- Polish: Brokat
- Genre: Drama;
- Created by: Aleksandra Chmielewska; Maciej Kubicki;
- Written by: Aleksandra Chmielewska; Maciej Kubicki; Sławomir Łonisk; Marek Baranowski; Alicja Arominska-Woyde; Ewa Stec;
- Directed by: Anna Kazejak; Marek Lechki; Julia Kolberger; Rafał Skalski;
- Starring: Magdalena Popławska; Wiktoria Filus; Matylda Giegżno;
- Composers: Jerzy Rogiewicz; Bartłomiej Tyciński;
- Country of origin: Poland
- Original language: Polish
- No. of seasons: 1
- No. of episodes: 10

Production
- Producer: Maciej Kubicki
- Cinematography: Paweł Flis
- Editors: Aleksandra Gowin; Beata Walentowska; Hubert Pusek;
- Running time: 28–35 minutes
- Production companies: Netflix; Telemark;

Original release
- Network: Netflix
- Release: 14 December 2022

= Glitter (Polish TV series) =

Polish drama television series

Glitter (Brokat) is a Polish drama television series. It was released on Netflix on 14 December 2022.

==Premise==
The series follows the lives of three sex workers in Sopot in 1976, during the Gierek era of Communist Poland.

==Cast==
- Magdalena Popławska as Helena Michałowska
- Wiktoria Filus as Pola
- Matylda Giegżno as Marysia
- Bartłomiej Kotschedoff as Bogdan
- Szymon Piotr Warszawski as Władek
- Łukasz Simlat as Adam
- Stanisław Linowski as Staszek
- Jędrzej Hycnar as Jurek
- Folco Marchi as Tomas Barre

==Episodes==

| No. | Title | Duration | Original release date |
|---|---|---|---|
| 1 | "The Night of Love" (Noc miłości) | 35 min | 14 December 2022 |
| 2 | "Welcome to the Club" | 34 min | 14 December 2022 |
| 3 | "I Want You to Watch" (Chcę, żebyś patrzył) | 32 min | 14 December 2022 |
| 4 | "It Will Be Sunny" (Będzie słonecznie) | 28 min | 14 December 2022 |
| 5 | "What About Sex?" (A seks?) | 29 min | 14 December 2022 |
| 6 | "What a Girl Dreams Of" (O czym marzy dziewczyna) | 35 min | 14 December 2022 |
| 7 | "Stripteases Galore" (Noc striptizów wszelakich) | 28 min | 14 December 2022 |
| 8 | "Not All at Once" (Nie wszystko od razu) | 29 min | 14 December 2022 |
| 9 | "Peace Cup" (Puchar Pokoju) | 33 min | 14 December 2022 |
| 10 | "The Feast of Song" (Święto piosenki) | 35 min | 14 December 2022 |

==Production==
Showrunner Aleksandra Chmielewska was inspired to create the series after reading a Polityka article by Anna Dobrowolska about sex work in the Polish People's Republic. Chmielewska stated, "In the first half of the Gierek decade, Poland opened up to the West. Foreigners began to come to us and pay in dollars... Women earned as much for one [sexual encounter] with a client as others earned for a month of working in an office. Sex work was one of the few, if not the only, ways to achieve financial independence. Sex workers were among the country's elite."
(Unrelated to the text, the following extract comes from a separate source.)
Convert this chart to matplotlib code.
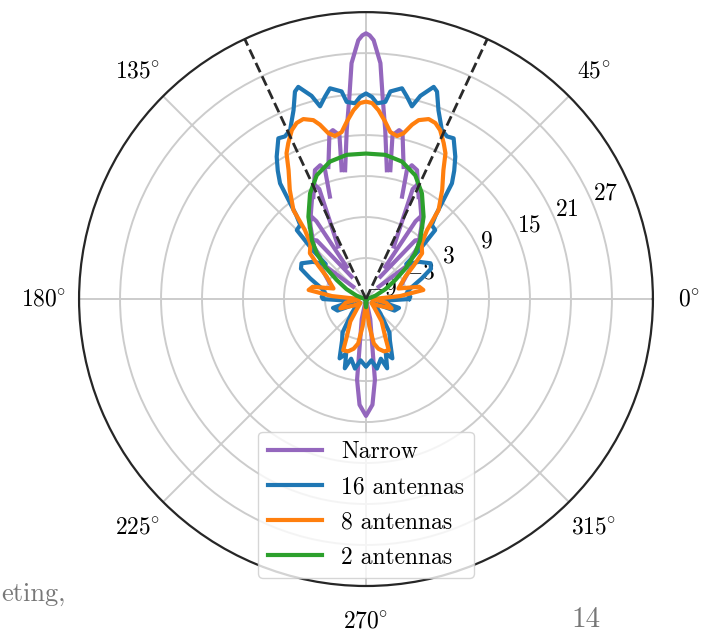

The series was filmed in the Tri-City area, including Sopot, Orłowo in Gdynia, and Hala Olivia and Biskupia Górka in Gdańsk.

==Reception==
Joel Keller of Decider wrote, "Glitter makes a real effort to concentrate on its main characters instead of leaning on period clichés, and does so without judgement or a sense of kitsch. Because of that, the characters have room to breathe and develop, something you don’t always see on shows set in the wild '70s."

Andrzej Kulasek of Gazeta Wyborcza referred to Glitter as "a Polish series that surprises with a well-written script, a coherent story, great acting and fantastic editing." Małgorzata Major of Wirtualne Media commended Glitters cinematography, production design, and costume design, calling the series "beautifully filmed" and "the most stylish production I have seen this year." She cited, however, the series' banality and clichés, writing, "The series does worse when it tries to tell the complex stories of its characters. The closer we get to the finale, the more we run aground."